Nous évoquions l'autre jour la pénible ruse d'un éditeur retournant une phrase de Chevillard pour en orner la quatrième de couverture d'un livre… descendu par Chevillard. Il existe heureusement d'autres exemples plus réjouissants (et plus malins) de DCAFB ("détournement critique à fin publicitaire").

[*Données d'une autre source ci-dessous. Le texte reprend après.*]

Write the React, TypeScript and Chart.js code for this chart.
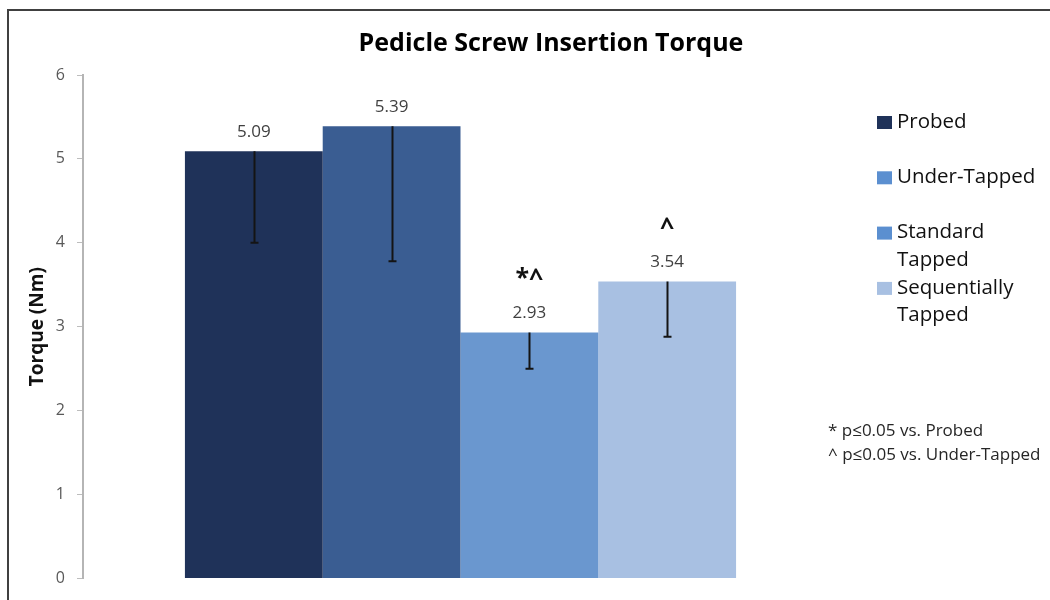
import { useEffect, useRef } from "react";
import { Chart, registerables } from "chart.js";

Chart.register(...registerables);

const categories = ["Probed", "Under-Tapped", "Standard Tapped", "Sequentially Tapped"];
const legendLines = [["Probed"], ["Under-Tapped"], ["Standard", "Tapped"], ["Sequentially", "Tapped"]];
const torqueMeans = [5.09, 5.39, 2.93, 3.54];
const torqueLowerErrors = [1.09, 1.61, 0.43, 0.66];
const significanceMarks = ["", "", "*^", "^"];
const barColors = ["#1f3259", "#3a5d92", "#6a97cf", "#a8c0e2"];
const legendColors = ["#1f3259", "#5b8fd0", "#5b8fd0", "#a8c0e2"];
const footnotes = ["* p\u22640.05 vs. Probed", "^ p\u22640.05 vs. Under-Tapped"];
const chartTitle = "Pedicle Screw Insertion Torque";
const yAxisTitle = "Torque (Nm)";
const yMin = 0;
const yMax = 6;
const yStep = 1;

const FONT = "'Open Sans', Lato, sans-serif";

const overlayPlugin = {
  id: "overlay",
  afterDatasetsDraw(chart: any) {
    const ctx = chart.ctx;
    const y = chart.scales.y;
    const area = chart.chartArea;
    ctx.save();

    // title
    ctx.fillStyle = "#000000";
    ctx.font = `bold 25px ${FONT}`;
    ctx.textAlign = "center";
    ctx.textBaseline = "middle";
    ctx.fillText(chartTitle, chart.width / 2, 44);

    chart.data.datasets.forEach((_ds: any, i: number) => {
      const bar = chart.getDatasetMeta(i).data[0];
      const x = Math.round(bar.x) + 0.5;
      const top = y.getPixelForValue(torqueMeans[i]);
      const low = y.getPixelForValue(torqueMeans[i] - torqueLowerErrors[i]);
      ctx.strokeStyle = "#141414";
      ctx.lineWidth = 2;
      ctx.beginPath();
      ctx.moveTo(x, top);
      ctx.lineTo(x, low);
      ctx.moveTo(x - 4, low);
      ctx.lineTo(x + 4, low);
      ctx.stroke();

      ctx.fillStyle = "#404040";
      ctx.font = `17px ${FONT}`;
      ctx.textAlign = "center";
      ctx.textBaseline = "middle";
      ctx.fillText(torqueMeans[i].toFixed(2), bar.x, top - 19);

      if (significanceMarks[i]) {
        ctx.fillStyle = "#111111";
        ctx.font = `bold 25px ${FONT}`;
        ctx.fillText(significanceMarks[i], bar.x, top - 54);
      }
    });

    // legend
    const lx = area.right + 39;
    ctx.textAlign = "left";
    ctx.textBaseline = "middle";
    ctx.font = `20.5px ${FONT}`;
    legendLines.forEach((lines, i) => {
      const cy = 122 + 55.3 * i;
      ctx.fillStyle = legendColors[i];
      ctx.fillRect(lx, cy - 6, 15, 13);
      ctx.fillStyle = "#111111";
      lines.forEach((t, j) => ctx.fillText(t, lx + 20, cy + j * 27.5));
    });

    // footnotes
    ctx.font = `17px ${FONT}`;
    ctx.fillStyle = "#262626";
    footnotes.forEach((t, j) => ctx.fillText(t, area.right - 10, 431 + j * 24));
    ctx.restore();
  },
};

export default function App() {
  const ref = useRef<HTMLCanvasElement | null>(null);
  useEffect(() => {
    if (!ref.current) return;
    const chart = new Chart(ref.current, {
      type: "bar",
      data: {
        labels: [""],
        datasets: categories.map((c, i) => ({
          label: c,
          data: [torqueMeans[i]],
          backgroundColor: barColors[i],
          borderWidth: 0,
          categoryPercentage: 0.73,
          barPercentage: 1.0,
        })),
      },
      options: {
        responsive: false,
        animation: false,
        layout: { padding: { left: 0, right: 264, top: 75, bottom: 11 } },
        plugins: {
          legend: { display: false },
          tooltip: { enabled: false },
          title: { display: false },
        },
        scales: {
          x: { display: false, offset: true },
          y: {
            min: yMin,
            max: yMax,
            ticks: {
              stepSize: yStep,
              color: "#595959",
              padding: 12,
              font: { family: FONT, size: 16 },
            },
            grid: {
              drawOnChartArea: false,
              drawTicks: true,
              tickLength: 6,
              color: "#bdbdbd",
              lineWidth: 1,
            },
            border: { display: true, color: "#b5b5b5", width: 2 },
            title: {
              display: true,
              text: yAxisTitle,
              color: "#111111",
              font: { family: FONT, size: 19, weight: "bold", lineHeight: 1.2 },
              padding: { top: 26, bottom: 0 },
            },
            afterFit: (s: any) => {
              s.width = 83;
            },
          },
        },
      },
      plugins: [overlayPlugin],
    });
    return () => chart.destroy();
  }, []);

  return (
    <div style={{ position: "fixed", left: 0, top: 0, width: 1050, height: 600, overflow: "hidden", background: "#ffffff" }}>
      <div
        style={{
          position: "absolute",
          left: 7,
          top: 9,
          width: 1200,
          height: 700,
          borderLeft: "2px solid #404040",
          borderTop: "2px solid #404040",
        }}
      />
      <canvas ref={ref} width={1102} height={600} style={{ position: "absolute", left: 0, top: 0 }} />
    </div>
  );
}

Prenez le tout jeune éditeur américain, Two Line Press, qui publie ce mois-ci aux Etats-Unis, dans une traduction de Charlotte Mandell et avec le soutien des Programmes d’aide à la publication de l’Institut Français, quatre novellas de Jonathan Littell en un seul volume, sous le titre The Fata Morgana Books. Drôle de titre, certes, puisqu'il regroupe des courts textes de Littell parus chez l'éditeur français Fata Morgana. Mais le contenu onirique et sexuel desdits textes s'accommode toutefois assez bien de ce titre.
Comment lancer un tel ouvrage aux Etats-Unis quand on est une petite (et récente) maison d'éditions et surtout quand on sait que la presse américaine a été d'une dureté et d'une violence phénoménales avec le précédent ouvrage de Littell paru là-bas, Les Bienveillantes?
Scott Esposito, le responsable marketing de Two Line Press, a eu l'idée de faire fabriquer des cartes postales (cf. illustration) comportant les éreintements de la critique américaine lors de la parution des Bienveillantes. L'ensemble est présenté ainsi: "Quelques critiques on trouvé répugnant le premier livre de Jonathan Littell…" Suivent alors des extraits de presse pour le moins révélateurs:
"compilation d'atrocités et de remarques antisémites"… "du porno morbide"… "le livre le plus répugnant que j'aie jamais lu"… "A la fin le lecteur a envie de vomir"…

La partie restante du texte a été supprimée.